| Stated task |
Without including any images, repeat the data exactly.
━━ Source material ━━
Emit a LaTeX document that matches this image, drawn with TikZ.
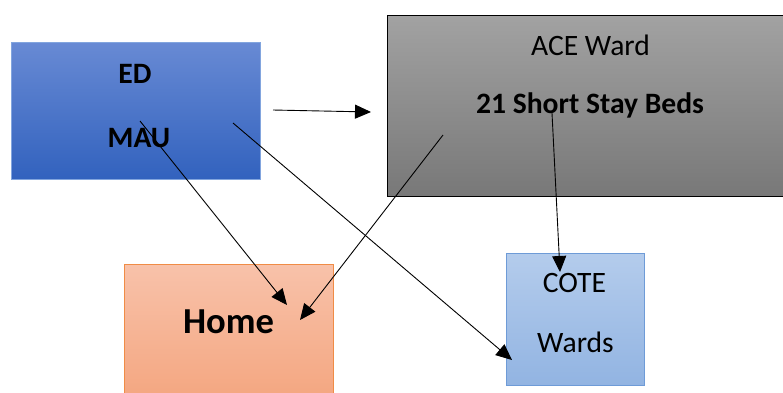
\documentclass[tikz,border=0pt]{standalone}
\usepackage{fontspec}
\setmainfont{Carlito}
\usetikzlibrary{arrows.meta}
\definecolor{edTop}{RGB}{104,138,212}
\definecolor{edBot}{RGB}{50,98,190}
\definecolor{edLine}{RGB}{130,165,222}
\definecolor{aceTop}{RGB}{162,162,162}
\definecolor{aceBot}{RGB}{120,120,120}
\definecolor{homeTop}{RGB}{248,194,170}
\definecolor{homeBot}{RGB}{244,166,128}
\definecolor{homeLine}{RGB}{240,140,70}
\definecolor{coteTop}{RGB}{180,204,236}
\definecolor{coteBot}{RGB}{146,180,226}
\definecolor{coteLine}{RGB}{110,155,215}
\tikzset{
  boxstyle/.style={line width=0.8pt},
  lbl/.style={anchor=base, inner sep=0pt, font=\fontsize{29.6}{32}\selectfont},
  lblb/.style={lbl, font=\fontsize{29.6}{32}\selectfont\bfseries},
  flow/.style={line width=0.9pt, -{Triangle[length=16pt,width=14pt]}},
}
\begin{document}
\begin{tikzpicture}[x=1pt,y=-1pt]
\useasboundingbox (0,0) rectangle (783,392);
% boxes
\path[boxstyle, draw=edLine, top color=edTop, bottom color=edBot] (11,42) rectangle (260,179);
\node[inner sep=0pt, minimum width=249pt, minimum height=137pt] (ed) at (135.5,110.5) {};
\path[boxstyle, draw=black, top color=aceTop, bottom color=aceBot] (387,15) rectangle (800,196);
\node[inner sep=0pt, minimum width=413pt, minimum height=181pt] (ace) at (593.5,105.5) {};
\path[boxstyle, draw=homeLine, top color=homeTop, bottom color=homeBot] (124,264) rectangle (333,400);
\node[inner sep=0pt, minimum width=209pt, minimum height=136pt] (home) at (228.5,332) {};
\path[boxstyle, draw=coteLine, top color=coteTop, bottom color=coteBot] (506,253) rectangle (644,385);
\node[inner sep=0pt, minimum width=138pt, minimum height=132pt] (cote) at (575,319) {};
% texts
\node[lblb] (tED) at (135,83) {ED};
\node[lblb] (tMAU) at (139,147) {MAU};
\node[lbl] (tACE) at (590.5,55) {ACE Ward};
\node[lblb] (tBeds) at (590,113) {21 Short Stay Beds};
\node[lblb, font=\fontsize{36.6}{40}\selectfont\bfseries] (tHome) at (228.5,333) {Home};
\node[lbl] (tCOTE) at (574.5,292) {COTE};
\node[lbl] (tWards) at (575.5,352) {Wards};
% connector endpoints
\coordinate (a1s) at (273,110);
\coordinate (a1e) at (371,112);
\coordinate (a2s) at (140,121);
\coordinate (a2e) at (287,305);
\coordinate (a3s) at (233,123);
\coordinate (a3e) at (512,360);
\coordinate (a4s) at (443,135);
\coordinate (a4e) at (300,320);
\coordinate (a5s) at (552,113);
\coordinate (a5e) at (560,272);
% connectors
\draw[flow] (a1s) -- (a1e);
\draw[flow] (a2s) -- (a2e);
\draw[flow] (a3s) -- (a3e);
\draw[flow] (a4s) -- (a4e);
\draw[flow] (a5s) -- (a5e);
\end{tikzpicture}
\end{document}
━━━
| Answer to the problem |
Emit a LaTeX document that matches this image, drawn with TikZ.
\documentclass[tikz,border=0pt]{standalone}
\usepackage{fontspec}
\setmainfont{Carlito}
\usetikzlibrary{arrows.meta}
\definecolor{edTop}{RGB}{104,138,212}
\definecolor{edBot}{RGB}{50,98,190}
\definecolor{edLine}{RGB}{130,165,222}
\definecolor{aceTop}{RGB}{162,162,162}
\definecolor{aceBot}{RGB}{120,120,120}
\definecolor{homeTop}{RGB}{248,194,170}
\definecolor{homeBot}{RGB}{244,166,128}
\definecolor{homeLine}{RGB}{240,140,70}
\definecolor{coteTop}{RGB}{180,204,236}
\definecolor{coteBot}{RGB}{146,180,226}
\definecolor{coteLine}{RGB}{110,155,215}
\tikzset{
  boxstyle/.style={line width=0.8pt},
  lbl/.style={anchor=base, inner sep=0pt, font=\fontsize{29.6}{32}\selectfont},
  lblb/.style={lbl, font=\fontsize{29.6}{32}\selectfont\bfseries},
  flow/.style={line width=0.9pt, -{Triangle[length=16pt,width=14pt]}},
}
\begin{document}
\begin{tikzpicture}[x=1pt,y=-1pt]
\useasboundingbox (0,0) rectangle (783,392);
% boxes
\path[boxstyle, draw=edLine, top color=edTop, bottom color=edBot] (11,42) rectangle (260,179);
\node[inner sep=0pt, minimum width=249pt, minimum height=137pt] (ed) at (135.5,110.5) {};
\path[boxstyle, draw=black, top color=aceTop, bottom color=aceBot] (387,15) rectangle (800,196);
\node[inner sep=0pt, minimum width=413pt, minimum height=181pt] (ace) at (593.5,105.5) {};
\path[boxstyle, draw=homeLine, top color=homeTop, bottom color=homeBot] (124,264) rectangle (333,400);
\node[inner sep=0pt, minimum width=209pt, minimum height=136pt] (home) at (228.5,332) {};
\path[boxstyle, draw=coteLine, top color=coteTop, bottom color=coteBot] (506,253) rectangle (644,385);
\node[inner sep=0pt, minimum width=138pt, minimum height=132pt] (cote) at (575,319) {};
% texts
\node[lblb] (tED) at (135,83) {ED};
\node[lblb] (tMAU) at (139,147) {MAU};
\node[lbl] (tACE) at (590.5,55) {ACE Ward};
\node[lblb] (tBeds) at (590,113) {21 Short Stay Beds};
\node[lblb, font=\fontsize{36.6}{40}\selectfont\bfseries] (tHome) at (228.5,333) {Home};
\node[lbl] (tCOTE) at (574.5,292) {COTE};
\node[lbl] (tWards) at (575.5,352) {Wards};
% connector endpoints
\coordinate (a1s) at (273,110);
\coordinate (a1e) at (371,112);
\coordinate (a2s) at (140,121);
\coordinate (a2e) at (287,305);
\coordinate (a3s) at (233,123);
\coordinate (a3e) at (512,360);
\coordinate (a4s) at (443,135);
\coordinate (a4e) at (300,320);
\coordinate (a5s) at (552,113);
\coordinate (a5e) at (560,272);
% connectors
\draw[flow] (a1s) -- (a1e);
\draw[flow] (a2s) -- (a2e);
\draw[flow] (a3s) -- (a3e);
\draw[flow] (a4s) -- (a4e);
\draw[flow] (a5s) -- (a5e);
\end{tikzpicture}
\end{document}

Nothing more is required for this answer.